Nathan later published her own reflections and feelings while inscribing the names of the dead. “The hardest lines to inscribe are the families, some stretching over more than one line“, she wrote in her blog.
Other reflections ranged from the difficulties of accurately naming the dead, her own Zionist education and the behaviour of Israeli society in face of the war crimes committed in Gaza: “The country I grew up in and which claims to be democratic has banned a human rights organisation’s video clip reading out these names so that the Israeli public would be able to carry on looking away from the horrors committed in their name.“
In an Interview with the AIC, she speaks about the project, Israeli society in light of the recent Gaza attack and her research on the relationship between play and conflict:
In your project “Don’t look away now“ you wrote the first 200 names in public and afterwards described your own thoughts extensively. What were the reactions of other people around you?
The project was devised and realized for a Saturday vigil of the Cambridge Palestine Forum, an umbrella group of various Palestine solidarity societies in the city, while the massacre in Gaza was still ongoing. Many people helped me set up and start off that day. A group of activists took charge of the list of names to annotate the children and the women. Many of those who took part in the vigil as well as passers by engaged in reflection, I think. Conversation was quite minimal in fact, mainly I suppose because it was very overwhelming and the sight of the white sheet on the ground filling up very slowly with names was striking.
The title of your project is “Don’t look away now“. Is that title directed towards Israeli society with its denial of the war crimes and human rights violations committed during the attack on Gaza or more towards the international public and media that seems to forget quickly about what happened in Gaza since the ceasefire and returns to other news and ‘business as usual‘?
Absolutely. I, like many other activists, knew that Gaza would be forgotten very quickly, so the idea behind Don’t Look Away Now was to get people to realize that we are all responsible for allowing massacres to take place. Don’t Look Away Now was directed primarily at Cambridge residents and the UK. I cannot claim to reach the Israeli public, though social media does help make things that happen here also visible over there. The response online was quite interesting and totally supportive. The groups of activists that I donated the banner to a week later (during the Saturday vigil outside the tow hall this time) are always trying to get the public to engage with the issue and importantly with the complicity we all partake in. It is very hard to get people to understand things as media is so biased and the pro-Israeli lobbying so pervasive.

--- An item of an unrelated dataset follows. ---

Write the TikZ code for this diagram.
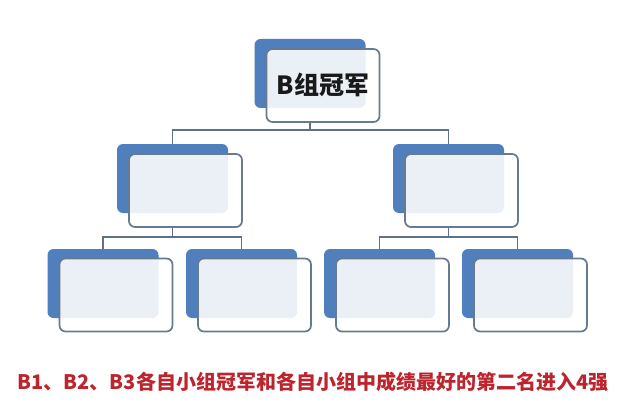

In writing about the project you reflect about your own education and having emerged from a society that consequently denies its own violent history on account of the crimes suffered by the international Jewish community. What was your way out of this mindset?
I am of a generation which remembers the border with Jordan cutting across Jerusalem, and grew up knowing that the 1967 occupation will be detrimental to Israel. Being brought up in a liberal, albeit essentially Zionist, environment, we were not taught about the Nakba, but as admittedly I had a rather privileged education, we were brought up to question things. Once you start asking questions and you see that the answers are not forthcoming and that there is lack of knowledge or will to engage with the very difficult issues, you become even more determined to find out for yourself. I do remember that many of us were very critical of the way Holocaust education was taught; in fact, the Holocaust itself was hijacked by Zionist rhetoric and practices. We were angry at the blindness to others’ suffering and dispossession, specifically because we were told that the main lesson of World War II and the Holocaust was that nothing like this should ever happen again.
Still, polls taken in Israeli society in July show an overall approval of 95% of the attack on Gaza, while only about 4% believed the Israeli army had used excessive firepower in Operation Protective Edge. What could explain this strong consent and how do you feel about this?
Continue reading at AIC.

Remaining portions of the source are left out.